Mozarts “Così fan tutte” in der Staatsoper Hannover
Der Abend fing ziemlich gut an. Mal abgesehen von einer überhastet gespielten und dementsprechend ungenauen Ouvertüre. Denn endlich nahm mal wieder ein Regisseur, und von Martin G. Berger hätte man auch nichts anderes erwartet, diese sicherlich schwierigste Mozart-Oper wirklich ernst. Kein vorwiegend heiter und lustiges Spiel um Liebe und Treue war hier zu sehen, sondern eine Art Paar-Therapie mit doch recht bösen Folgen.

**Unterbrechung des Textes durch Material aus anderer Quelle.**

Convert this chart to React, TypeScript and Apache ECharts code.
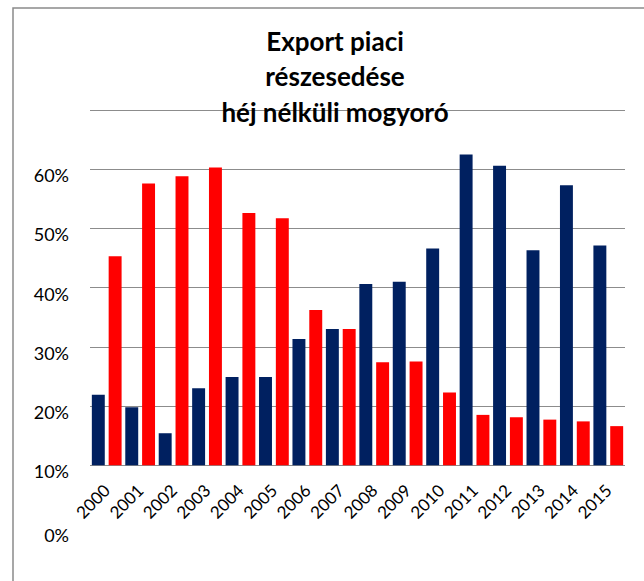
import React, { useEffect, useRef } from "react";
import * as echarts from "echarts";

const years = ["2000","2001","2002","2003","2004","2005","2006","2007","2008","2009","2010","2011","2012","2013","2014","2015"];
const blueShare = [0.219, 0.198, 0.154, 0.230, 0.249, 0.249, 0.313, 0.330, 0.406, 0.410, 0.466, 0.625, 0.606, 0.463, 0.573, 0.471];
const redShare = [0.453, 0.576, 0.588, 0.603, 0.526, 0.517, 0.362, 0.330, 0.274, 0.275, 0.223, 0.185, 0.181, 0.177, 0.174, 0.166];
const crossing = 0.1;
const titleText = "Export piaci\nrészesedése\nhéj nélküli mogyoró";

export default function App() {
  const ref = useRef<HTMLDivElement>(null);
  useEffect(() => {
    if (!ref.current) return;
    const chart = echarts.init(ref.current, null, { renderer: "svg" });
    const base = years.map(() => crossing);
    const font = "Lato";
    chart.setOption({
      animation: false,
      backgroundColor: "#ffffff",
      title: {
        text: titleText,
        left: 330,
        textAlign: "center",
        top: 18,
        textStyle: { fontFamily: font, fontWeight: "bold", fontSize: 26, lineHeight: 35.5, color: "#000" },
      },
      graphic: [
        {
          type: "rect",
          shape: { x: 13, y: 8, width: 800, height: 800 },
          style: { fill: "none", stroke: "#8a8a8a", lineWidth: 1.5 },
          silent: true,
        },
      ],
      grid: { left: 90, right: 19, top: 110, bottom: 56.6, containLabel: false },
      xAxis: {
        type: "category",
        data: years,
        offset: -59.2,
        axisLine: { show: false },
        axisTick: { show: false },
        axisLabel: { rotate: 45, margin: 22, fontFamily: font, fontSize: 17, color: "#000", interval: 0 },
      },
      yAxis: {
        type: "value",
        min: 0,
        max: 0.7,
        interval: 0.1,
        axisLine: { show: false },
        axisTick: { show: false },
        axisLabel: {
          showMaxLabel: false,
          margin: 21,
          formatter: (v: number) => (v === 0 ? "{z|0%}" : "{n|" + Math.round(v * 100) + "%}"),
          rich: {
            n: { fontFamily: font, fontSize: 18, color: "#000", padding: [12, 0, 0, 0] },
            z: { fontFamily: font, fontSize: 18, color: "#000", padding: [22, 0, 0, 0] },
          },
        },
        splitLine: {
          lineStyle: {
            color: ["rgba(0,0,0,0)", "#8c8c8c", "#8c8c8c", "#8c8c8c", "#8c8c8c", "#8c8c8c", "#8c8c8c", "#8c8c8c"],
            width: 1,
          },
        },
      },
      series: [
        { type: "bar", stack: "blue", data: base, itemStyle: { color: "rgba(0,0,0,0)" }, silent: true },
        { type: "bar", stack: "blue", data: blueShare.map((v) => v - crossing), itemStyle: { color: "#002060" } },
        { type: "bar", stack: "red", data: base, itemStyle: { color: "rgba(0,0,0,0)" }, silent: true },
        {
          type: "bar",
          stack: "red",
          data: redShare.map((v) => v - crossing),
          itemStyle: { color: "#ff0000" },
          barGap: "30%",
          barCategoryGap: "11%",
        },
      ],
    });
    return () => chart.dispose();
  }, []);
  return <div ref={ref} style={{ position: "fixed", left: 0, top: 0, width: 644, height: 581 }} />;
}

Martin G. Berger geht davon aus, dass sich alle drei Paare, also auch Despina und Don Alfonso schon seit Kindesbeinen kennen, und jetzt begleitet und verfolgt von den Foto-Alben aus ihrer Kindheit zu einem Therapie-Wochenende zusammen kommen. Man trinkt und singt gemeinsam, Regisseur und Dirigent Michele Spotti haben da musikalisch einiges umarrangiert, und man gelangt verblüffenderweise schon bald, nur mit Badetüchern bekleidet, ohne viel Geschwurbel und Verkleidungsspuk in den “neuen” Paar-Konstellationen: Dorabella + Guglielmo bzw. Ferrando + Fiordiligi. Das ist fraglos ein böses Erwachen, wenn sich die vier zwischen den auf und ab fahrenden Leuchtstäben gegenüberstehen. Das Kind von Dorabella und Ferrando, ebenfalls hinzuerfunden, platzt mit kriegerischer Atttitüde auch noch hinein, nach dem Motto, Kinder können für Ehestress sorgen. Und für den Moment ist es eine peinliche Steigerung. Kein Wunder also, dass die Damen spontan beschließen, abzureisen, und die beiden Herren alles daran setzen, diese kleinen Seitensprünge ungeschehen zu machen. Ein interessanter Ansatz, bei dem die Männer nicht wie sonst handlungsgetreu die Frauen zu verführen suchen, sondern eine Art Rück-Eroberung versucht wird.
Doch dann verließ Martin G. Berger anscheinend doch der Mut, dieses Experiment auch wirklich konsequent weiter zu verfolgen. Denn im Handumdrehen kamen wie im Original Gift, Ohnmacht und die vermeintliche Wiederbelebung mit ins Spiel. Und Despina kehrte zudem die Krankenschwester hervor, verabreichte Rauschmittel und Drogen, alle hatten sich wieder lieb und versanken im erotischen Delirium. Eigentlich war das Stück zu diesem Zeitpunkt irgendwie außerzählt. So dass sich die Inszenierung im zweiten Akt dann doch zu sehr in der Selbstreflektion der Figuren ergeht, ständig Kindheitserinnerungen mittels riesiger Teddybären geschürt werden, viele Fragen im Raum stehen, aber kaum Antworten gegeben werden und sich alle sechs Figuren am Ende wohl fragen dürften: “Welches Leben soll es denn jetzt wohl sein?” – Kein schönes Fazit, aber sehr passend zu unserer Zeit!!
Musikalisch dürfte dieser Opernabend durchaus in Erinnerung bleiben, die Rollen waren adäquat und gut besetzt, nur in den zahlreichen Ensembles regiert oft zu sehr die Premierennervosität. Und von Michele Spotti und dem Staatsorchester hätte man sich zuweilen mehr klanglichen Tiefgang und weniger musikalische Oberflächlichkeit gewünscht. Doch was soll´s, Hauptsache wir können wieder richtiges, raumfüllendes Musiktheater genießen und müssen nicht länger nur vor dem Bildschirm sitzen.